• EXERCISE OBJECTIVE: The data below should be restated word for word, with every picture omitted.

══ COLLECTED DATA ══

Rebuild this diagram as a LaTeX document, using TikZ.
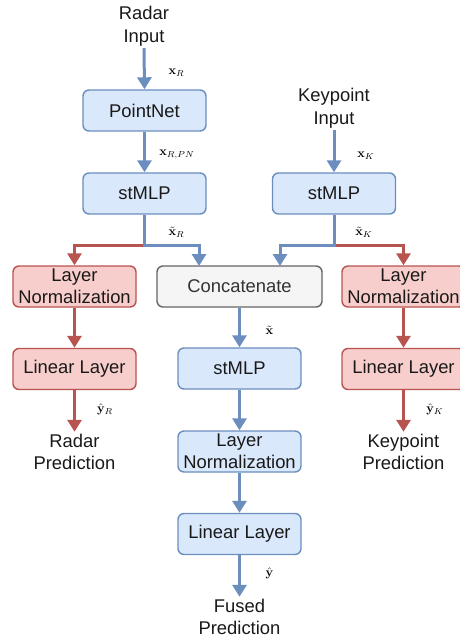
\documentclass[tikz,border=0pt]{standalone}
\usepackage[no-math]{fontspec}
\setmainfont{Liberation Sans}
\usepackage{amsmath}
\usetikzlibrary{arrows.meta,calc}
\definecolor{bfill}{HTML}{DAE8FC}
\definecolor{bline}{HTML}{6C8EBF}
\definecolor{rfill}{HTML}{F8CECC}
\definecolor{rline}{HTML}{B85450}
\definecolor{gfill}{HTML}{F5F5F5}
\definecolor{gline}{HTML}{666666}
\definecolor{gtext}{HTML}{333333}
\tikzset{
  box/.style={rounded corners=6pt, line width=1.4pt, minimum width=123pt, minimum height=41pt, inner sep=0pt, align=center, font=\fontsize{18.4}{21.5}\selectfont, text=black!90},
  bbox/.style={box, fill=bfill, draw=bline},
  rbox/.style={box, fill=rfill, draw=rline},
  gbox/.style={box, fill=gfill, draw=gline, text=gtext},
  txt/.style={align=center, inner sep=2pt, font=\fontsize{18.4}{22.5}\selectfont, text=black!90},
  barrow/.style={draw=bline, line width=3pt, -{Triangle[width=14pt,length=12pt]}, color=bline},
  rarrow/.style={draw=rline, line width=3pt, -{Triangle[width=14pt,length=12pt]}, color=rline},
  lbl/.style={inner sep=0pt, scale=1.25}
}
\begin{document}
\begin{tikzpicture}[x=1pt,y=-1pt]
\useasboundingbox (0,0) rectangle (459,639);
% text nodes
\node[txt] (rin) at (144,26) {Radar\\Input};
\node[txt] (kin) at (334,108) {Keypoint\\Input};
% boxes
\node[bbox] (pn) at (144.5,110.5) {PointNet};
\node[bbox] (rs) at (144.5,193.5) {stMLP};
\node[bbox] (ks) at (334,193.5) {stMLP};
\node[rbox] (rln) at (74.5,286.5) {Layer\\Normalization};
\node[gbox, minimum width=165pt] (cat) at (239.5,286.5) {Concatenate};
\node[rbox] (kln) at (403.5,286.5) {Layer\\Normalization};
\node[rbox] (rll) at (74.5,369) {Linear Layer};
\node[bbox] (cs) at (239.5,368.5) {stMLP};
\node[rbox] (kll) at (403.5,369) {Linear Layer};
\node[bbox] (cln) at (239.5,451.5) {Layer\\Normalization};
\node[bbox] (cll) at (239.5,534) {Linear Layer};
\node[txt] (rpred) at (74.5,452) {Radar\\Prediction};
\node[txt] (kpred) at (403.5,452) {Keypoint\\Prediction};
\node[txt] (fpred) at (239.5,617) {Fused\\Prediction};
% split coordinates
\coordinate (rsplit) at (144.5,245);
\coordinate (ksplit) at (334,245);
\coordinate (catR) at (199,266);
\coordinate (catK) at (280,266);
% arrows
\draw[barrow] (rin.south) -- (pn.north);
\draw[barrow] (pn.south) -- (rs.north);
\draw[barrow] (kin.south) -- (ks.north);
\draw[rarrow] (rsplit) -| (rln.north);
\draw[barrow] (rs.south) -- (rsplit) -| (catR);
\draw[rarrow] (ksplit) -| (kln.north);
\draw[barrow] (ks.south) -- (ksplit) -| (catK);
\draw[rarrow] (rln.south) -- (rll.north);
\draw[rarrow] (kln.south) -- (kll.north);
\draw[rarrow] (rll.south) -- (rpred.north);
\draw[rarrow] (kll.south) -- (kpred.north);
\draw[barrow] (cat.south) -- (cs.north);
\draw[barrow] (cs.south) -- (cln.north);
\draw[barrow] (cln.south) -- (cll.north);
\draw[barrow] (cll.south) -- (fpred.north);
% labels
\node[lbl] (l1) at (176.5,73) {$\mathbf{x}_R$};
\node[lbl] (l2) at (177,155) {$\mathbf{x}_{R,PN}$};
\node[lbl] (l3) at (176.5,232) {$\tilde{\mathbf{x}}_R$};
\node[lbl] (l4) at (366,156) {$\mathbf{x}_K$};
\node[lbl] (l5) at (364,232) {$\tilde{\mathbf{x}}_K$};
\node[lbl] (l6) at (269.5,330) {$\tilde{\mathbf{x}}$};
\node[lbl] (l7) at (105,409) {$\hat{\mathbf{y}}_R$};
\node[lbl] (l8) at (435,409) {$\hat{\mathbf{y}}_K$};
\node[lbl] (l9) at (269.5,573) {$\hat{\mathbf{y}}$};
\end{tikzpicture}
\end{document}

═══

• REPLY TO THE EXERCISE:
Rebuild this diagram as a LaTeX document, using TikZ.
\documentclass[tikz,border=0pt]{standalone}
\usepackage[no-math]{fontspec}
\setmainfont{Liberation Sans}
\usepackage{amsmath}
\usetikzlibrary{arrows.meta,calc}
\definecolor{bfill}{HTML}{DAE8FC}
\definecolor{bline}{HTML}{6C8EBF}
\definecolor{rfill}{HTML}{F8CECC}
\definecolor{rline}{HTML}{B85450}
\definecolor{gfill}{HTML}{F5F5F5}
\definecolor{gline}{HTML}{666666}
\definecolor{gtext}{HTML}{333333}
\tikzset{
  box/.style={rounded corners=6pt, line width=1.4pt, minimum width=123pt, minimum height=41pt, inner sep=0pt, align=center, font=\fontsize{18.4}{21.5}\selectfont, text=black!90},
  bbox/.style={box, fill=bfill, draw=bline},
  rbox/.style={box, fill=rfill, draw=rline},
  gbox/.style={box, fill=gfill, draw=gline, text=gtext},
  txt/.style={align=center, inner sep=2pt, font=\fontsize{18.4}{22.5}\selectfont, text=black!90},
  barrow/.style={draw=bline, line width=3pt, -{Triangle[width=14pt,length=12pt]}, color=bline},
  rarrow/.style={draw=rline, line width=3pt, -{Triangle[width=14pt,length=12pt]}, color=rline},
  lbl/.style={inner sep=0pt, scale=1.25}
}
\begin{document}
\begin{tikzpicture}[x=1pt,y=-1pt]
\useasboundingbox (0,0) rectangle (459,639);
% text nodes
\node[txt] (rin) at (144,26) {Radar\\Input};
\node[txt] (kin) at (334,108) {Keypoint\\Input};
% boxes
\node[bbox] (pn) at (144.5,110.5) {PointNet};
\node[bbox] (rs) at (144.5,193.5) {stMLP};
\node[bbox] (ks) at (334,193.5) {stMLP};
\node[rbox] (rln) at (74.5,286.5) {Layer\\Normalization};
\node[gbox, minimum width=165pt] (cat) at (239.5,286.5) {Concatenate};
\node[rbox] (kln) at (403.5,286.5) {Layer\\Normalization};
\node[rbox] (rll) at (74.5,369) {Linear Layer};
\node[bbox] (cs) at (239.5,368.5) {stMLP};
\node[rbox] (kll) at (403.5,369) {Linear Layer};
\node[bbox] (cln) at (239.5,451.5) {Layer\\Normalization};
\node[bbox] (cll) at (239.5,534) {Linear Layer};
\node[txt] (rpred) at (74.5,452) {Radar\\Prediction};
\node[txt] (kpred) at (403.5,452) {Keypoint\\Prediction};
\node[txt] (fpred) at (239.5,617) {Fused\\Prediction};
% split coordinates
\coordinate (rsplit) at (144.5,245);
\coordinate (ksplit) at (334,245);
\coordinate (catR) at (199,266);
\coordinate (catK) at (280,266);
% arrows
\draw[barrow] (rin.south) -- (pn.north);
\draw[barrow] (pn.south) -- (rs.north);
\draw[barrow] (kin.south) -- (ks.north);
\draw[rarrow] (rsplit) -| (rln.north);
\draw[barrow] (rs.south) -- (rsplit) -| (catR);
\draw[rarrow] (ksplit) -| (kln.north);
\draw[barrow] (ks.south) -- (ksplit) -| (catK);
\draw[rarrow] (rln.south) -- (rll.north);
\draw[rarrow] (kln.south) -- (kll.north);
\draw[rarrow] (rll.south) -- (rpred.north);
\draw[rarrow] (kll.south) -- (kpred.north);
\draw[barrow] (cat.south) -- (cs.north);
\draw[barrow] (cs.south) -- (cln.north);
\draw[barrow] (cln.south) -- (cll.north);
\draw[barrow] (cll.south) -- (fpred.north);
% labels
\node[lbl] (l1) at (176.5,73) {$\mathbf{x}_R$};
\node[lbl] (l2) at (177,155) {$\mathbf{x}_{R,PN}$};
\node[lbl] (l3) at (176.5,232) {$\tilde{\mathbf{x}}_R$};
\node[lbl] (l4) at (366,156) {$\mathbf{x}_K$};
\node[lbl] (l5) at (364,232) {$\tilde{\mathbf{x}}_K$};
\node[lbl] (l6) at (269.5,330) {$\tilde{\mathbf{x}}$};
\node[lbl] (l7) at (105,409) {$\hat{\mathbf{y}}_R$};
\node[lbl] (l8) at (435,409) {$\hat{\mathbf{y}}_K$};
\node[lbl] (l9) at (269.5,573) {$\hat{\mathbf{y}}$};
\end{tikzpicture}
\end{document}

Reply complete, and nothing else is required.